In the data, extract each line that holds the string "this".

-- Start --

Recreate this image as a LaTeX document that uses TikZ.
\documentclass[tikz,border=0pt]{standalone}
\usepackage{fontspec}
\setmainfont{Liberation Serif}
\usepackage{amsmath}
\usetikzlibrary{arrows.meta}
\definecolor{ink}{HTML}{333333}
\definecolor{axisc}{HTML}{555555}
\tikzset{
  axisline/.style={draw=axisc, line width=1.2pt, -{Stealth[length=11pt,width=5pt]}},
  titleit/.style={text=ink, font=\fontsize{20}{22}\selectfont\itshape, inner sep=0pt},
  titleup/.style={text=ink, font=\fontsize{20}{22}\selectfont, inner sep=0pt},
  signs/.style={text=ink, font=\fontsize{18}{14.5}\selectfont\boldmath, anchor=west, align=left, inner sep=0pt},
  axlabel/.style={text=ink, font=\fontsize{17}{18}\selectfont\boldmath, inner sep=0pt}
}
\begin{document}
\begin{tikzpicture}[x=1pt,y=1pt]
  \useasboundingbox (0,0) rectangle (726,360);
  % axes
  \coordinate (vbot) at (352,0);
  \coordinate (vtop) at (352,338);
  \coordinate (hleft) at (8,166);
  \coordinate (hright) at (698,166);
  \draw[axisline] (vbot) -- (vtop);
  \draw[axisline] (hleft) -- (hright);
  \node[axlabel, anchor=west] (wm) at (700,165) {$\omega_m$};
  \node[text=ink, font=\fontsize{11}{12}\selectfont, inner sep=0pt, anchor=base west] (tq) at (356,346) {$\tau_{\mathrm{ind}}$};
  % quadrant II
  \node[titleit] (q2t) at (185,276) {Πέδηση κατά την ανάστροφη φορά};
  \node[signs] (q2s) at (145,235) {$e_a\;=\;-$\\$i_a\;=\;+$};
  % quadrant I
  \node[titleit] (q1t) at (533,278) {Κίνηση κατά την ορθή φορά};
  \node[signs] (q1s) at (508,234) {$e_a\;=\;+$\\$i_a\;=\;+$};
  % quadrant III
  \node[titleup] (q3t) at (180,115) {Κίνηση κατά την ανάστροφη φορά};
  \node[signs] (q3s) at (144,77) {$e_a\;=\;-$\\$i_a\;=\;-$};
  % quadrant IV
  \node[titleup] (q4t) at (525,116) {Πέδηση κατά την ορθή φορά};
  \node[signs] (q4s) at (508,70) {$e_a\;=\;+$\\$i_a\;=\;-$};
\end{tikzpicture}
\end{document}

-- End --
-- Start --

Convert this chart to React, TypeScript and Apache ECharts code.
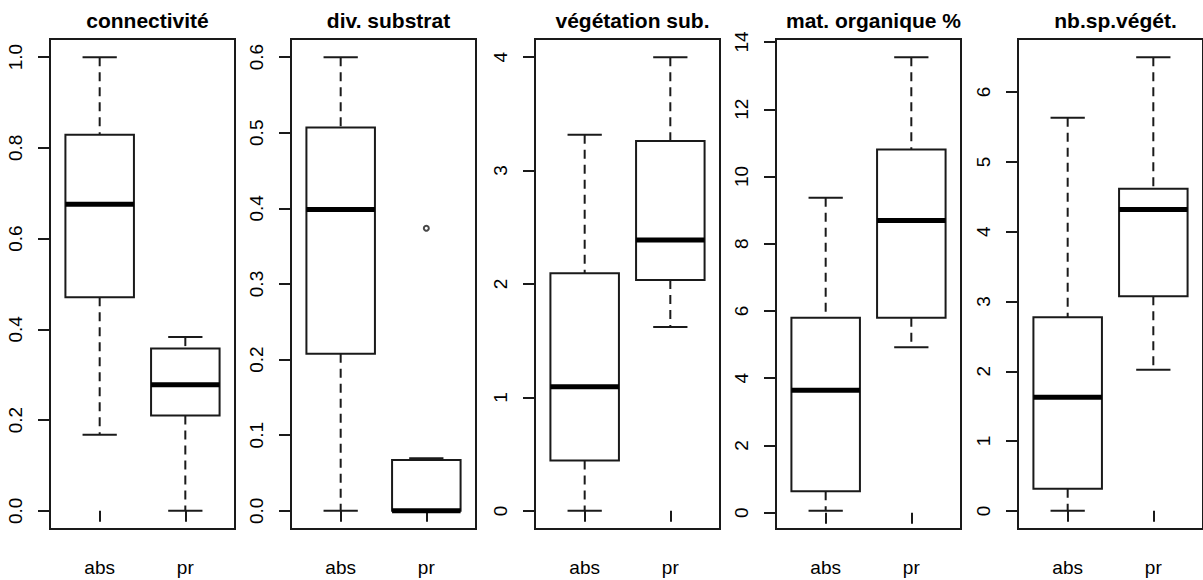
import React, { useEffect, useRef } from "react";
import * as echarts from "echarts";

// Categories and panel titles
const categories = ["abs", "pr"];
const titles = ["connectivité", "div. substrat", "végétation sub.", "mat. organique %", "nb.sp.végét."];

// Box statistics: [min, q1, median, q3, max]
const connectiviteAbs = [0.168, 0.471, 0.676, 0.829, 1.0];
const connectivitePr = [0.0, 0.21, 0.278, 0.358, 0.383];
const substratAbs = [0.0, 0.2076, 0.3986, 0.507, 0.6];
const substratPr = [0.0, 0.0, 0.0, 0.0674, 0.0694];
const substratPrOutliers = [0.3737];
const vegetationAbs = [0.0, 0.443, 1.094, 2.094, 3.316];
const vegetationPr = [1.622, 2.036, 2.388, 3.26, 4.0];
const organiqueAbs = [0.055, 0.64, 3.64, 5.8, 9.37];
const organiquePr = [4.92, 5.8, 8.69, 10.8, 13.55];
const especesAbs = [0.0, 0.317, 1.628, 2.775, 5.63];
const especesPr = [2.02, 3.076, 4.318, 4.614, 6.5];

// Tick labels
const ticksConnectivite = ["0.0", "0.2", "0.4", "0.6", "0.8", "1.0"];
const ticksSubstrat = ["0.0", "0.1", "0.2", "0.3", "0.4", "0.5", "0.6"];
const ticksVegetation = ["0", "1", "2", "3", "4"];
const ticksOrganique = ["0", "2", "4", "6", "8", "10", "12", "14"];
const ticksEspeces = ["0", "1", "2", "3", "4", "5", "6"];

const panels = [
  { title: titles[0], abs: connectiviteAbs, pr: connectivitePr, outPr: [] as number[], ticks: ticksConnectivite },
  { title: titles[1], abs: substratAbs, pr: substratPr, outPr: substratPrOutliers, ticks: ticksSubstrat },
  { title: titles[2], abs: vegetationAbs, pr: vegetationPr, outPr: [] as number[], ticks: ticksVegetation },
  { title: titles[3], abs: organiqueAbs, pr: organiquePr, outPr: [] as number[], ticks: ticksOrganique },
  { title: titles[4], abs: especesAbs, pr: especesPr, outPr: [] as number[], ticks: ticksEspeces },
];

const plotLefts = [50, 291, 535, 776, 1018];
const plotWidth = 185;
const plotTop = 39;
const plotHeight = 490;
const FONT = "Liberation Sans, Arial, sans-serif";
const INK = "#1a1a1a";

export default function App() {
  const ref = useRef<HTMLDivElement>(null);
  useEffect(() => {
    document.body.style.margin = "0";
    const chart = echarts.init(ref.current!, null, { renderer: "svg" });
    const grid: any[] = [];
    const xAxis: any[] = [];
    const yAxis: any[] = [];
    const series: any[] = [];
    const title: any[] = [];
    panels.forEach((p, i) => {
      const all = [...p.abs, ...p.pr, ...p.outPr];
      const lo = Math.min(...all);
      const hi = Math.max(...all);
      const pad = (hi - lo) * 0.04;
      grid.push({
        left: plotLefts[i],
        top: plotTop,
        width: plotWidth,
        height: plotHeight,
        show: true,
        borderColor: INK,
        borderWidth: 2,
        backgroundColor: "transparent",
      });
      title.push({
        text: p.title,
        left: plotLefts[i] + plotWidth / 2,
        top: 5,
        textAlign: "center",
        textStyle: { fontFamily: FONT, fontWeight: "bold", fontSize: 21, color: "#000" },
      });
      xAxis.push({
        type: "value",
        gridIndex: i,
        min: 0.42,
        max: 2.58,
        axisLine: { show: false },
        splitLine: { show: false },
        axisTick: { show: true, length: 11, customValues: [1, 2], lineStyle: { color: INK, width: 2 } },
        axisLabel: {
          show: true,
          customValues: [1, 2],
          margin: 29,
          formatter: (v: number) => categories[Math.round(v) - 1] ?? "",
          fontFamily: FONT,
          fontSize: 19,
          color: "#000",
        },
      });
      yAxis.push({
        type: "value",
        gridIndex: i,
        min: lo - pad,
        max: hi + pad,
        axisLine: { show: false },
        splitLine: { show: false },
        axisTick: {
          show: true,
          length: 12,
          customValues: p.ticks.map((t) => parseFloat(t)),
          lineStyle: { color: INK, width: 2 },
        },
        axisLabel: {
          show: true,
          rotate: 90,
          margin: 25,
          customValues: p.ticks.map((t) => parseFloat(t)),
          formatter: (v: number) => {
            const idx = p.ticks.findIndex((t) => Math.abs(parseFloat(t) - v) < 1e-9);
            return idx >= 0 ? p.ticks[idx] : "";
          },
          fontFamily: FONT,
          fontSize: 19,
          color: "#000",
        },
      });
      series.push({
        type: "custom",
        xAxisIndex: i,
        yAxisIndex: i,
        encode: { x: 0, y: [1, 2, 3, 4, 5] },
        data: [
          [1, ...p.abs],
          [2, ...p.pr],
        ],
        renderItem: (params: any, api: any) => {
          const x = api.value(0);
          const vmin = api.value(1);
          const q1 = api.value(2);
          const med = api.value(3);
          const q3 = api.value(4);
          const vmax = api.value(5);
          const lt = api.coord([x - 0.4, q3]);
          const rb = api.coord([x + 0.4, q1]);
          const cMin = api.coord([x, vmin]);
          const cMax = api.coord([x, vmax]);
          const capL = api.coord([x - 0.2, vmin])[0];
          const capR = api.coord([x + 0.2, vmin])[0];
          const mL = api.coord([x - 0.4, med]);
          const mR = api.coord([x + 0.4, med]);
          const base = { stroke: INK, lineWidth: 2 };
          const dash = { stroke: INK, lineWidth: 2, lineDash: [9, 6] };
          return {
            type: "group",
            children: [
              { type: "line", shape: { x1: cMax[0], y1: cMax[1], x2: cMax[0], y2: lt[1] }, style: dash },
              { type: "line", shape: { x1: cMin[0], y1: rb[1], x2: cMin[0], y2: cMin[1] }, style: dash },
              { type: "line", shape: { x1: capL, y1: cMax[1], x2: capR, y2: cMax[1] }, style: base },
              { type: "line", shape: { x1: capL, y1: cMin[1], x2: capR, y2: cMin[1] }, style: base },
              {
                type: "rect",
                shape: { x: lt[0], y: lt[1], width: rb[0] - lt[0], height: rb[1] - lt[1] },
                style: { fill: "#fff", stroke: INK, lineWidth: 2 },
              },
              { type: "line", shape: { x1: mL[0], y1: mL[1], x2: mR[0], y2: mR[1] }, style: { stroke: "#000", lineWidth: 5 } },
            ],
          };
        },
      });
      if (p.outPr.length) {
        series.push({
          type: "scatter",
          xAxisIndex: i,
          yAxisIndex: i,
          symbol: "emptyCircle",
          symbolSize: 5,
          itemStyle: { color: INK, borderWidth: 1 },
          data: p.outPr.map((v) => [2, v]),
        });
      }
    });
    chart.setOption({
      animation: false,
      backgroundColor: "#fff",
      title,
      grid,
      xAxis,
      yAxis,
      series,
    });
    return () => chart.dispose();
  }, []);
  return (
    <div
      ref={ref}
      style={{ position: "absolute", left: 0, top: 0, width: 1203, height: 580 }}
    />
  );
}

-- End --

▶ Finished exercise:
Recreate this image as a LaTeX document that uses TikZ.
Convert this chart to React, TypeScript and Apache ECharts code.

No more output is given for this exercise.